Site information
- Type: prosouthern post and town during Bleeding Kansas era
- Controlled by: various people at various times

Location
- Coordinates: 39°06′26″N 97°43′27″W﻿ / ﻿39.1071°N 97.7242°W

Site history
- Built: 1857
- In use: 1857; fall 1857 to about spring 1858; early 1859 to at least spring 1860
- Materials: wood

Garrison information
- Past commanders: Capt. Richard Mobley; later occupants considered the site to be a townsite
- Garrison: same

= Fort Buchanan (Kansas) =

Fort Buchanan was built in 1857 as a combination town and fort by Capt. Richard Mobley, who was sympathetic to the cause to see Kansas Territory admitted to the Union as a slave state. Fort Buchanan was located about 1 mi southwest of Minneapolis, Kansas; its exact location is unknown. The fort/town consisted of eight log cabins built around a town square.

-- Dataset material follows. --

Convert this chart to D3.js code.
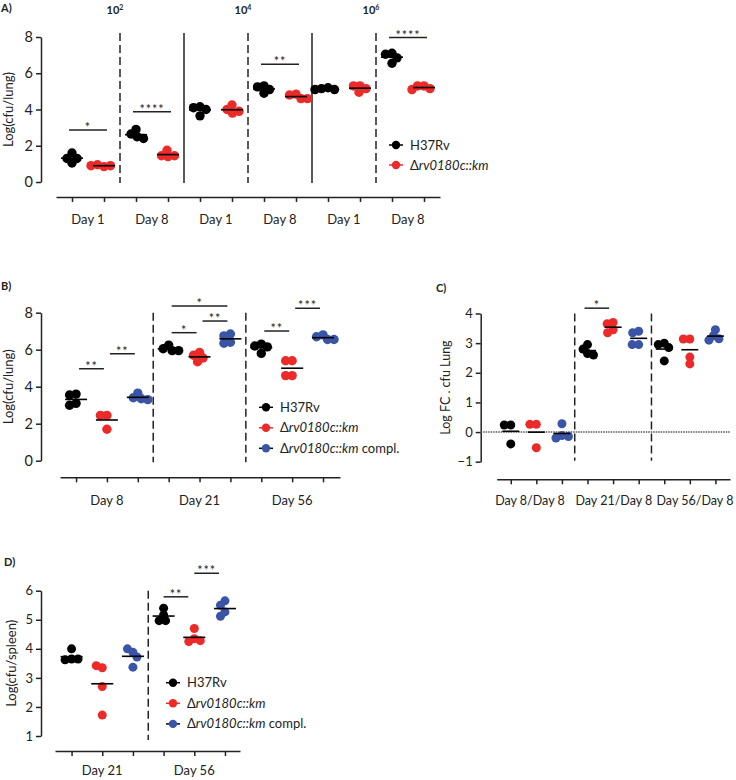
<!DOCTYPE html>
<html><head><meta charset="utf-8">
<script src="https://cdn.jsdelivr.net/npm/d3@7"></script>
<style>body{margin:0;background:#fff} text{font-family:Lato,"Open Sans",sans-serif;fill:#222}</style>
</head><body><svg id="c" width="736" height="780"></svg>
<script>
const COLORS = ["#000000", "#ec2a2a", "#3b55a6"];
const seriesNames = ["H37Rv", "rv0180c::km", "rv0180c::km compl."];

// ---------- Panel A ----------
const aTickLabels = ["Day 1", "Day 8", "Day 1", "Day 8", "Day 1", "Day 8"];
const aInoculum = [["10", "2"], ["10", "4"], ["10", "6"]];
const aSeparators = ["dashed", "solid", "dashed", "solid", "dashed"];
const aYTicks = [0, 2, 4, 6, 8];
const aH37Rv = [[1.6, 1.05, 1.3, 1.3], [2.9, 2.65, 2.5, 2.4], [4.15, 4.1, 4.0, 3.65], [5.3, 5.25, 5.1, 4.9], [5.2, 5.15, 5.1, 5.1], [7.1, 7.05, 6.85, 6.55]];
const aMutant = [[0.85, 0.95, 0.9, 0.9], [1.4, 1.45, 1.45, 1.75], [4.25, 4.0, 3.8, 3.9], [4.85, 4.8, 4.6, 4.6], [5.3, 5.3, 5.15, 4.95], [5.3, 5.3, 5.15, 5.1]];
// [group, seriesA, seriesB, level, label]
const aSig = [[0, 0, 1, 2.87, "*"], [1, 0, 1, 3.88, "****"], [3, 0, 1, 6.5, "**"], [5, 0, 1, 7.97, "****"]];

// ---------- Panel B ----------
const bTickLabels = ["Day 8", "Day 21", "Day 56"];
const bYTicks = [0, 2, 4, 6, 8];
const bH37Rv = [[3.6, 3.55, 3.1, 3.0], [6.25, 6.05, 5.95, 5.95], [6.3, 6.2, 6.15, 5.8]];
const bMutant = [[2.45, 2.45, 1.7], [5.85, 5.7, 5.55, 5.35], [5.4, 5.4, 4.6, 4.6]];
const bCompl = [[3.65, 3.4, 3.35, 3.3], [6.85, 6.75, 6.4, 6.35], [6.8, 6.7, 6.55, 6.55]];
const bSig = [[0, 0, 1, 4.97, "**"], [0, 1, 2, 5.78, "**"], [1, 0, 1, 6.92, "*"], [1, 1, 2, 7.55, "**"], [1, 0, 2, 8.36, "*"], [2, 0, 1, 7.01, "**"], [2, 1, 2, 8.24, "***"]];

// ---------- Panel C ----------
const cTickLabels = ["Day 8/Day 8", "Day 21/Day 8", "Day 56/Day 8"];
const cLabelSlots = [0.75, 4.03, 7.2];
const cYTicks = [-1, 0, 1, 2, 3, 4];
const cH37Rv = [[0.24, 0.24, -0.4], [2.95, 2.8, 2.65, 2.6], [3.0, 2.95, 2.85, 2.4]];
const cMutant = [[0.26, 0.26, -0.53], [3.7, 3.65, 3.45, 3.35], [3.14, 3.14, 2.53, 2.3]];
const cCompl = [[0.28, -0.12, -0.15, -0.2], [3.4, 3.35, 2.95, 2.95], [3.45, 3.25, 3.15, 3.1]];
const cSig = [[1, 0, 1, 4.18, "*"]];

// ---------- Panel D ----------
const dTickLabels = ["Day 21", "Day 56"];
const dYTicks = [1, 2, 3, 4, 5, 6];
const dH37Rv = [[4.0, 3.65, 3.65, 3.62], [5.4, 5.17, 4.97, 4.97]];
const dMutant = [[3.35, 3.42, 2.7, 1.72], [4.7, 4.35, 4.28, 4.25]];
const dCompl = [[3.88, 4.0, 3.72, 3.37], [5.65, 5.5, 5.27, 5.12]];
const dSig = [[1, 0, 1, 5.79, "**"], [1, 1, 2, 6.6, "***"]];

const svg = d3.select("#c");

function swarm(vals, y, r) {
  const placed = [], off = new Array(vals.length);
  const minD = 2 * r * 0.68;
  vals.forEach((v, i) => {
    const yy = y(v);
    for (let k = 0; k < 200; k++) {
      const cands = k === 0 ? [0] : (placed.length % 2 ? [-k * 0.5, k * 0.5] : [k * 0.5, -k * 0.5]);
      let found = null;
      for (const c of cands) {
        if (placed.every(p => (p[0] - c) ** 2 + (p[1] - yy) ** 2 >= minD * minD)) { found = c; break; }
      }
      if (found !== null) { off[i] = found; placed.push([found, yy]); break; }
    }
  });
  return off;
}

function seriesLabel(sel, name) {
  if (name === "H37Rv") { sel.text(name); return; }
  sel.append("tspan").text("\u0394");
  const parts = name.split(" ");
  sel.append("tspan").attr("font-style", "italic").text(parts[0]);
  if (parts[1]) sel.append("tspan").text(" " + parts[1]);
}

function drawPanel(p) {
  const g = svg.append("g");
  const x = d3.scaleLinear().domain(p.xDomain).range(p.xRange);
  const y = d3.scaleLinear().domain(p.yDomain).range(p.yRange);
  const nSer = p.series.length, nGrp = p.series[0].length;

  g.append("text").attr("x", p.title[1]).attr("y", p.title[2]).attr("font-weight", "bold").attr("font-size", 11).text(p.title[0]);

  const ya = g.append("g").attr("transform", `translate(${x(p.xDomain[0]) - p.yAxisGap},0)`)
    .call(d3.axisLeft(y).tickValues(p.yTicks).tickSize(5).tickSizeOuter(0).tickPadding(3).tickFormat(d3.format("d")));
  ya.selectAll("path,line").attr("stroke", "#222").attr("stroke-width", 1.5);
  ya.selectAll("text").attr("font-size", p.yFont).attr("font-family", "Lato").attr("fill", "#222");

  const xa = g.append("g").attr("transform", `translate(0,${p.xAxisY})`)
    .call(d3.axisBottom(x).tickValues(d3.range(nSer * nGrp)).tickSize(5).tickSizeOuter(0).tickFormat(""));
  xa.selectAll("path,line").attr("stroke", "#222").attr("stroke-width", 1.5);

  p.labels.forEach((l, i) => {
    g.append("text").attr("x", x(p.labelSlots[i])).attr("y", p.xAxisY + p.labelDy).attr("text-anchor", "middle").attr("font-size", p.xFont).text(l);
  });

  const axisX = x(p.xDomain[0]) - p.yAxisGap;
  g.append("text").attr("transform", `translate(${p.yLabelX},${(p.yRange[0] + p.yRange[1]) / 2}) rotate(-90)`)
    .attr("text-anchor", "middle").attr("font-size", p.yLabelFont).text(p.yLabel);

  if (p.zeroLine) {
    g.append("line").attr("x1", axisX).attr("x2", p.xRange[1]).attr("y1", y(0)).attr("y2", y(0))
      .attr("stroke", "#555").attr("stroke-width", 1.5).attr("stroke-dasharray", "1.5,1");
  }

  p.separators.forEach((s, i) => {
    const sx = x((i + 1) * p.sepEvery - 0.5);
    g.append("line").attr("x1", sx).attr("x2", sx).attr("y1", p.yRange[1] - p.sepExt[0]).attr("y2", p.yRange[0] + p.sepExt[1])
      .attr("stroke", "#222").attr("stroke-width", 1.5).attr("stroke-dasharray", s === "dashed" ? "8,4" : null);
  });

  const slot = (gi, si) => gi * nSer + si;
  for (let gi = 0; gi < nGrp; gi++) {
    for (let si = 0; si < nSer; si++) {
      const vals = p.series[si][gi];
      const cx = x(slot(gi, si));
      const off = swarm(vals, y, p.r);
      g.selectAll(null).data(vals).enter().append("circle")
        .attr("cx", (d, i) => cx + off[i]).attr("cy", d => y(d)).attr("r", p.r).attr("fill", COLORS[si]);
      const m = d3.mean(vals);
      g.append("line").attr("x1", cx - p.meanHalf).attr("x2", cx + p.meanHalf).attr("y1", y(m)).attr("y2", y(m))
        .attr("stroke", "#000").attr("stroke-width", 1.6);
    }
  }
  p.sig.forEach(([gi, a, b, lvl, lab]) => {
    const x1 = x(slot(gi, a)) + p.sigPad[0], x2 = x(slot(gi, b)) + p.sigPad[1];
    g.append("line").attr("x1", x1).attr("x2", x2).attr("y1", y(lvl)).attr("y2", y(lvl)).attr("stroke", "#222").attr("stroke-width", 1.5);
    g.append("text").attr("x", (x1 + x2) / 2).attr("y", y(lvl) + 2).attr("text-anchor", "middle")
      .attr("font-size", 12.5).attr("letter-spacing", 1).attr("fill", "#444").text(lab);
  });
  if (p.topLabels) {
    p.topLabels.forEach((t, i) => {
      const tx = x(i * 4 + 1.5) - 5;
      const tt = g.append("text").attr("x", tx).attr("y", 14).attr("text-anchor", "middle").attr("font-weight", "bold").attr("font-size", 11);
      tt.append("tspan").text(t[0]);
      tt.append("tspan").attr("dy", -4).attr("font-size", 7).text(t[1]);
    });
  }
  if (p.legend) {
    p.series.forEach((s, si) => {
      const ly = p.legend[1] + si * p.legend[2];
      const lx = p.legend[0];
      g.append("line").attr("x1", lx - 7).attr("x2", lx + 7).attr("y1", ly).attr("y2", ly).attr("stroke", si === 1 ? COLORS[1] : "#000").attr("stroke-width", 1.5);
      g.append("circle").attr("cx", lx).attr("cy", ly).attr("r", 4.2).attr("fill", COLORS[si]);
      const t = g.append("text").attr("x", lx + 14).attr("y", ly + 4.5).attr("font-size", 13);
      seriesLabel(t, seriesNames[si]);
    });
  }
}

drawPanel({
  title: ["A)", 1, 12],
  series: [aH37Rv, aMutant], xDomain: [-0.5, 11.5], xRange: [56, 440], yDomain: [0, 8], yRange: [182, 37],
  yAxisGap: 15, yTicks: aYTicks, yFont: 14.5, xAxisY: 197, labels: aTickLabels, labelSlots: [0.5, 2.5, 4.5, 6.5, 8.5, 10.5],
  labelDy: 27, xFont: 13, yLabel: "Log(cfu/lung)", yLabelX: 13, yLabelFont: 13,
  separators: aSeparators, sepEvery: 2, sepExt: [4, 1], r: 4.7, meanHalf: 11, sig: aSig, sigPad: [-3, 3],
  topLabels: aInoculum, legend: [396, 145, 20]
});
drawPanel({
  title: ["B)", 1, 290],
  series: [bH37Rv, bMutant, bCompl], xDomain: [-0.52, 8.55], xRange: [60, 340], yDomain: [0, 8], yRange: [460.7, 312.7],
  yAxisGap: 19, yTicks: bYTicks, yFont: 14.5, xAxisY: 477.3, labels: bTickLabels, labelSlots: [1, 4, 7],
  labelDy: 27.5, xFont: 13, yLabel: "Log(cfu/lung)", yLabelX: 13, yLabelFont: 13,
  separators: ["dashed", "dashed"], sepEvery: 3, sepExt: [0, 1.5], r: 4.7, meanHalf: 11, sig: bSig, sigPad: [3, -3],
  legend: [266, 407.3, 20.5]
});
drawPanel({
  title: ["C)", 436, 291.5],
  series: [cH37Rv, cMutant, cCompl], xDomain: [-0.55, 8.57], xRange: [496.7, 730], yDomain: [-1, 4], yRange: [461.7, 313.5],
  yAxisGap: 16, yTicks: cYTicks, yFont: 13, xAxisY: 479.3, labels: cTickLabels, labelSlots: cLabelSlots,
  labelDy: 26, xFont: 12.5, yLabel: "Log FC . cfu Lung", yLabelX: 450, yLabelFont: 12.5, zeroLine: true,
  separators: ["dashed", "dashed"], sepEvery: 3, sepExt: [0, -1], r: 4.5, meanHalf: 8.5, sig: cSig, sigPad: [-3, -4]
});
drawPanel({
  title: ["D)", 4, 566],
  series: [dH37Rv, dMutant, dCompl], xDomain: [-0.54, 5.49], xRange: [55, 240], yDomain: [1, 6], yRange: [736, 590.7],
  yAxisGap: 14, yTicks: dYTicks, yFont: 13, xAxisY: 751, labels: dTickLabels, labelSlots: [1, 4],
  labelDy: 24, xFont: 13, yLabel: "Log(cfu/spleen)", yLabelX: 16, yLabelFont: 13,
  separators: ["dashed"], sepEvery: 3, sepExt: [0, 4], r: 4.5, meanHalf: 11, sig: dSig, sigPad: [0, -6],
  legend: [173, 682.7, 20.6]
});
</script></body></html>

Apparently the Mobley family occupied two of the cabins. After the death of their small child they moved to Ogden, Kansas, and the site remained abandoned until fall 1857. A family had received permission to occupy Buchanan through the winter and left sometime after the end of 1857. By March 1859 the site was again occupied and remained so until at least spring 1860. The site was gradually abandoned and some of the cabins may have been moved away. After that Buchanan was not again occupied.